━━━━━ Collected data

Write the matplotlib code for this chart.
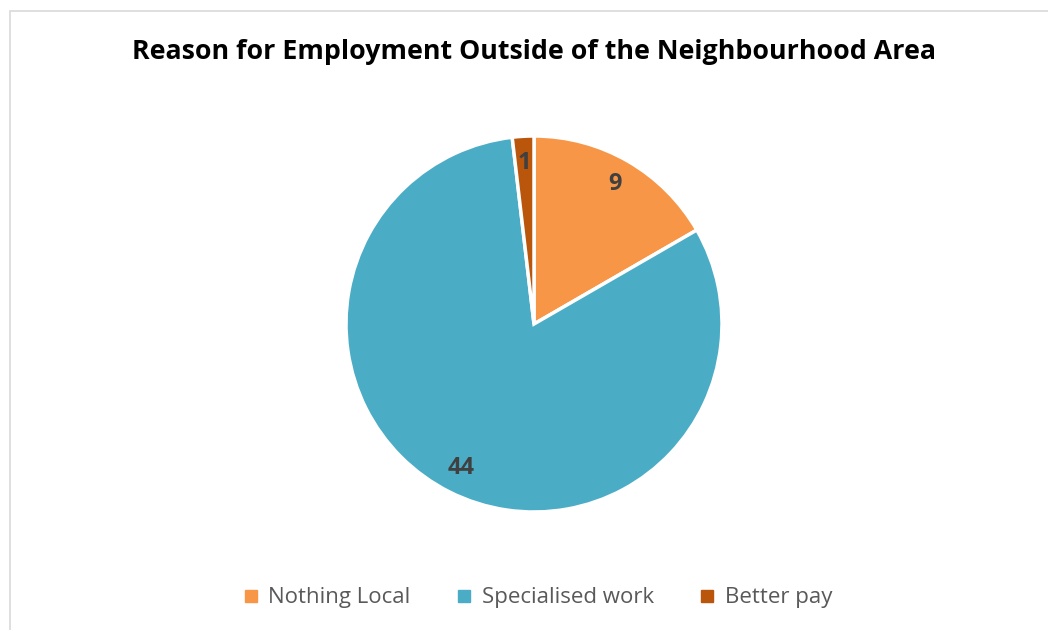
import matplotlib
matplotlib.use("Agg")
import matplotlib.pyplot as plt
from matplotlib.patches import Rectangle
from matplotlib.lines import Line2D

categories = ["Nothing Local", "Specialised work", "Better pay"]
values = [9, 44, 1]
colors = ["#F79646", "#4BACC6", "#BA560C"]
title = "Reason for Employment Outside of the Neighbourhood Area"

W, H = 1048, 630
fig = plt.figure(figsize=(W / 100, H / 100), dpi=100)
fig.patch.set_facecolor("white")

# chart frame
fig.patches.append(Rectangle((10 / W, -0.1), 1.2, 1 - 11 / H + 0.1,
                             transform=fig.transFigure, fill=False,
                             edgecolor="#D9D9D9", linewidth=1.2))

cx, cy, r = 534, 324, 188
ax = fig.add_axes([(cx - r) / W, (H - cy - r) / H, 2 * r / W, 2 * r / H])
wedges, texts, autotexts = ax.pie(
    values, colors=colors, startangle=90, counterclock=False, radius=1,
    autopct=lambda p: f"{round(p * sum(values) / 100):d}", pctdistance=0.86,
    wedgeprops=dict(edgecolor="white", linewidth=2.5),
    textprops=dict(color="#404040", fontsize=17, fontweight="bold", family="Open Sans"))
ax.set_xlim(-1, 1)
ax.set_ylim(-1, 1)
ax.set_aspect("equal")
ax.axis("off")

fig.text(534 / W, 1 - 52 / H, title, ha="center", va="center",
         fontsize=19.3, fontweight="bold", family="Open Sans", color="black")

handles = [Line2D([], [], marker="s", linestyle="none", markersize=8,
                  markerfacecolor=c, markeredgecolor=c) for c in colors]
fig.legend(handles, categories, loc="center", bbox_to_anchor=(537 / W, 1 - 598 / H),
           ncol=3, frameon=False, handletextpad=0.4, columnspacing=2.0,
           handlelength=0.8, prop=dict(family="Open Sans", size=16),
           labelcolor="#595959")

fig.savefig("out.png", dpi=100, facecolor="white")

━━━━━━━━━━

* Your task *
Write out the whole listing exactly, and drop the pictures.

* Answer *
Write the matplotlib code for this chart.
import matplotlib
matplotlib.use("Agg")
import matplotlib.pyplot as plt
from matplotlib.patches import Rectangle
from matplotlib.lines import Line2D

categories = ["Nothing Local", "Specialised work", "Better pay"]
values = [9, 44, 1]
colors = ["#F79646", "#4BACC6", "#BA560C"]
title = "Reason for Employment Outside of the Neighbourhood Area"

W, H = 1048, 630
fig = plt.figure(figsize=(W / 100, H / 100), dpi=100)
fig.patch.set_facecolor("white")

# chart frame
fig.patches.append(Rectangle((10 / W, -0.1), 1.2, 1 - 11 / H + 0.1,
                             transform=fig.transFigure, fill=False,
                             edgecolor="#D9D9D9", linewidth=1.2))

cx, cy, r = 534, 324, 188
ax = fig.add_axes([(cx - r) / W, (H - cy - r) / H, 2 * r / W, 2 * r / H])
wedges, texts, autotexts = ax.pie(
    values, colors=colors, startangle=90, counterclock=False, radius=1,
    autopct=lambda p: f"{round(p * sum(values) / 100):d}", pctdistance=0.86,
    wedgeprops=dict(edgecolor="white", linewidth=2.5),
    textprops=dict(color="#404040", fontsize=17, fontweight="bold", family="Open Sans"))
ax.set_xlim(-1, 1)
ax.set_ylim(-1, 1)
ax.set_aspect("equal")
ax.axis("off")

fig.text(534 / W, 1 - 52 / H, title, ha="center", va="center",
         fontsize=19.3, fontweight="bold", family="Open Sans", color="black")

handles = [Line2D([], [], marker="s", linestyle="none", markersize=8,
                  markerfacecolor=c, markeredgecolor=c) for c in colors]
fig.legend(handles, categories, loc="center", bbox_to_anchor=(537 / W, 1 - 598 / H),
           ncol=3, frameon=False, handletextpad=0.4, columnspacing=2.0,
           handlelength=0.8, prop=dict(family="Open Sans", size=16),
           labelcolor="#595959")

fig.savefig("out.png", dpi=100, facecolor="white")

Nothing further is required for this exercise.